The question is, what will the coming user experience revolution look like? Perhaps it will be driven by the current generation of Natural User Interface explorations, but just as likely it will be something as radically innovative, and in hindsight as obvious, as the WIMP graphical interface is compared to the command line interface that preceded it. As cool as the famous minority report interface looks on a movie screen, I'm personally not going to be lining up anytime soon to trade in my comfy chair and laptop for a big fat case of gorilla arm. Even the now ubiquitous mulit-touch interface has some serious limitations when it comes to serious full-time use-cases, and multitouch laptop screens certainly aren't positioned to replace the mouse and keyboard.

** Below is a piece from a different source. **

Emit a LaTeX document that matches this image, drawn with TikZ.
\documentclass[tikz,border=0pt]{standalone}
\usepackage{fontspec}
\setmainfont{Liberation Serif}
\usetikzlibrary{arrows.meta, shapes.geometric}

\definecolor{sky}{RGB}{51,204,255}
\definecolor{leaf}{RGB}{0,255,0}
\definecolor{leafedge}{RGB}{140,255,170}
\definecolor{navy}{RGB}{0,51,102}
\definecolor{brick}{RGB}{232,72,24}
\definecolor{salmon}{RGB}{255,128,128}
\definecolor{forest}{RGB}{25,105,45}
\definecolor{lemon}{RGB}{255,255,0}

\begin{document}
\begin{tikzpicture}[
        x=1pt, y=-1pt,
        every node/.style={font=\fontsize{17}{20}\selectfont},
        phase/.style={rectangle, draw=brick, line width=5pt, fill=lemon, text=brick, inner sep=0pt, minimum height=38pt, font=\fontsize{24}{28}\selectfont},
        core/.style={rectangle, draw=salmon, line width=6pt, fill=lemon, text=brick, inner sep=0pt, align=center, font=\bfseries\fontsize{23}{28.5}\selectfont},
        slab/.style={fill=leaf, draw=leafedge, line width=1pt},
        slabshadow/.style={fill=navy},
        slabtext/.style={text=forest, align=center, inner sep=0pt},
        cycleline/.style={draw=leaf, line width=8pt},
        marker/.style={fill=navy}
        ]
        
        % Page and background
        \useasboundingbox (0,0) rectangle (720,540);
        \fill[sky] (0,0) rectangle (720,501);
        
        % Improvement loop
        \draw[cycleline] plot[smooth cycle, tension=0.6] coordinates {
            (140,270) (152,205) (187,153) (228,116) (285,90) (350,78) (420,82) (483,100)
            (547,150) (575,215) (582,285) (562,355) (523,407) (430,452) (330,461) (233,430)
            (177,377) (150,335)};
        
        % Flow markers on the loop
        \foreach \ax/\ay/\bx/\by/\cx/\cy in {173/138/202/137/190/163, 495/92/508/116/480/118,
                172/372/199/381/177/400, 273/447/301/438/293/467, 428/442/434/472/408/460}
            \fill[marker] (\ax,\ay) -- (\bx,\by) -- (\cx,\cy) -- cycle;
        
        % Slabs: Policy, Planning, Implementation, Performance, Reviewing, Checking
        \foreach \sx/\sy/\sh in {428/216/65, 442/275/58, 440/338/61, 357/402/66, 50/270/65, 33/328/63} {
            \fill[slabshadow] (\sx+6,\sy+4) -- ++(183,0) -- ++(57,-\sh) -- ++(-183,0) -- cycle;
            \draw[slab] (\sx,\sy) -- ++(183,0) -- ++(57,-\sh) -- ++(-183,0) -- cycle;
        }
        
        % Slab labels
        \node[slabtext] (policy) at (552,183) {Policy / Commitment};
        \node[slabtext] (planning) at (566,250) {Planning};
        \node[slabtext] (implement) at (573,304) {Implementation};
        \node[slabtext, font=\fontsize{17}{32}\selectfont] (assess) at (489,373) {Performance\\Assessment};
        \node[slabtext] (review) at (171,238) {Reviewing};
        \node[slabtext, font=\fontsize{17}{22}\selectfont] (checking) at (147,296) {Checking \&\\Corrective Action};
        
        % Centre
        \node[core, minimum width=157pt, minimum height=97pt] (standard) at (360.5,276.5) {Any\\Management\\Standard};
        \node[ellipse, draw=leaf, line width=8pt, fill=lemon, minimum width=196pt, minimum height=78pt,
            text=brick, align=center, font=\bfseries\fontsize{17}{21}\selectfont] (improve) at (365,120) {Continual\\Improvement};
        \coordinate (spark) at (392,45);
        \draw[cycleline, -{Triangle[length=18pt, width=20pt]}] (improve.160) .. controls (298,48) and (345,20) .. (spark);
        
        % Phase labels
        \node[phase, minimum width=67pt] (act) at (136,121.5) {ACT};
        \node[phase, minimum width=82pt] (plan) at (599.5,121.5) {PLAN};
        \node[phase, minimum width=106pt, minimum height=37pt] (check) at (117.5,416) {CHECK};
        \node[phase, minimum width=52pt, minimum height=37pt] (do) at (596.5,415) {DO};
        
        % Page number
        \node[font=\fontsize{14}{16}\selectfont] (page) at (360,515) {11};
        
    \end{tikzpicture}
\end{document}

In order to be successful, the user experience revolution needs to promote natural and intuitive experiences, humane interfaces, and adaptive technologies that interpret context in order to meet individual users' unique needs. The great challenge will be to build upon the abundant and rich technological platforms that surround us, from machine learning to location data, and to create user-centered applications that learn the user rather than requiring the user to learn them, and anticipate and adapt to the user's needs and expectations rather than demanding that the user conform to a rigid mold defined by the software.

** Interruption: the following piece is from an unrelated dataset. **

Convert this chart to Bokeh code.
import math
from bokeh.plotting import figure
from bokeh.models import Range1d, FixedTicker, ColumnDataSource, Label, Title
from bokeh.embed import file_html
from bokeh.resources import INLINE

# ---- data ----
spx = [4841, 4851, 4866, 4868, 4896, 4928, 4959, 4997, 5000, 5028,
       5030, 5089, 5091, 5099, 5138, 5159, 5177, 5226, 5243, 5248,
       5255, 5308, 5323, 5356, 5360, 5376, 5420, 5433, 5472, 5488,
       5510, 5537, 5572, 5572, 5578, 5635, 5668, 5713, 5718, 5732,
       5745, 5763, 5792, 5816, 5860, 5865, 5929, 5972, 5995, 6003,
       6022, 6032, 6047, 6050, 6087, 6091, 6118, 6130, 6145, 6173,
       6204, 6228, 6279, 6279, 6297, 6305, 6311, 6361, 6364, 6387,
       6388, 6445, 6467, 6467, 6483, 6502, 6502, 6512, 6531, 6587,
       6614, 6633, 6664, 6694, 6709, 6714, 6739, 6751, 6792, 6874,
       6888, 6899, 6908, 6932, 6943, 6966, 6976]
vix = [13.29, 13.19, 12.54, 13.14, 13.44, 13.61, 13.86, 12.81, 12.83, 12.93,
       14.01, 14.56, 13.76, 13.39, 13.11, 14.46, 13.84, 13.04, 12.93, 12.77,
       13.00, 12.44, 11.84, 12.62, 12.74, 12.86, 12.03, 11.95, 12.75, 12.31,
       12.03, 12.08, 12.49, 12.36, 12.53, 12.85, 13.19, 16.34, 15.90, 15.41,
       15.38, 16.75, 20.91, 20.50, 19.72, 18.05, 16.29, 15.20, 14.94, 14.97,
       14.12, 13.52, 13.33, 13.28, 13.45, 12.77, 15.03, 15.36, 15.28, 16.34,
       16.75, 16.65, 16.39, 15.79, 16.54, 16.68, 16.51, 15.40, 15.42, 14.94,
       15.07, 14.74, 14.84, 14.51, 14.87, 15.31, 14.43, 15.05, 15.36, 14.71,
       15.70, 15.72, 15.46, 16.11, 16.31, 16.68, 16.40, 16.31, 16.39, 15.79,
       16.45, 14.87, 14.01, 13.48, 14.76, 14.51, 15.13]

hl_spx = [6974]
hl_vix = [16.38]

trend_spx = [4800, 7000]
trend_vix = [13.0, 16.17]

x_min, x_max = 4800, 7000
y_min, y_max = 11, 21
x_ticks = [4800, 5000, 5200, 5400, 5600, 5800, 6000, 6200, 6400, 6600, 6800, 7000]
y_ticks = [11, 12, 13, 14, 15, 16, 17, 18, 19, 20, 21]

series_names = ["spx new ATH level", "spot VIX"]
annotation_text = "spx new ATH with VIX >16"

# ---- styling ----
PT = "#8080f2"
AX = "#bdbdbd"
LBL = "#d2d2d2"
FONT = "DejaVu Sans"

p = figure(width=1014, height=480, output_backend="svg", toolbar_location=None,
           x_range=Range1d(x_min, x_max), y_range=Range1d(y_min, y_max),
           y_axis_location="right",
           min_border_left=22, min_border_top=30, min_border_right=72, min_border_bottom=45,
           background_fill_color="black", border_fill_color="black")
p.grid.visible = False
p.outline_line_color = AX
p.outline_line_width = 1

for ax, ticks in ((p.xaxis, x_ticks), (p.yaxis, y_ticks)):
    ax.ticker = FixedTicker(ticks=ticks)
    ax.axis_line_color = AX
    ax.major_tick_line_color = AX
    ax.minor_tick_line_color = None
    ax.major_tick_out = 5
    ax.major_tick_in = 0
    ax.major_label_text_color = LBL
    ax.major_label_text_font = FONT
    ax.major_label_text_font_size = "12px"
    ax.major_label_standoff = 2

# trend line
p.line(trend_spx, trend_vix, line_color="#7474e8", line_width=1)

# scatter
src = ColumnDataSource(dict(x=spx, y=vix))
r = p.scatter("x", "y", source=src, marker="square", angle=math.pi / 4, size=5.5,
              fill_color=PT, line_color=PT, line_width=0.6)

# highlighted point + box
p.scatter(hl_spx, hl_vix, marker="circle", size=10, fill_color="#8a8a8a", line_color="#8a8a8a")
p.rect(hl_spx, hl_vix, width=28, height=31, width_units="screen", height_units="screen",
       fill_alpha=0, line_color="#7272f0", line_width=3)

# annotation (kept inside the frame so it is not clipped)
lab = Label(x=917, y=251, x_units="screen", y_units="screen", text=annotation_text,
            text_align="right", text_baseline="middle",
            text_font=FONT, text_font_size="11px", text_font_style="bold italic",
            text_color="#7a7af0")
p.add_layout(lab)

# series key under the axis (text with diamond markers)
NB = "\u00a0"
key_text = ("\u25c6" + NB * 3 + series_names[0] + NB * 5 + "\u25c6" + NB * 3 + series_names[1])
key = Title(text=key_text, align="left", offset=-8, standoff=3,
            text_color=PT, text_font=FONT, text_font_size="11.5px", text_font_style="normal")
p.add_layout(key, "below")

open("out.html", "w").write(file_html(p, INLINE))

Whatever it looks like, the one thing that is certain is that there is an immense and immediate opportunity for innovation in user interface and experience design, and that companies like Apple who understand that technology is intrinsically worthless to the end user unless it is usable, stand to profit enormously by making technology easier and more enjoyable to use, not just by geeks like me, but by curious but intimidated individuals like the couple I met this weekened, who stared longingly at me absently flipping the pages of my sleek kindle with one hand while leisurely eating with the other, as they fumbled clumsily with their unwieldy newspapers.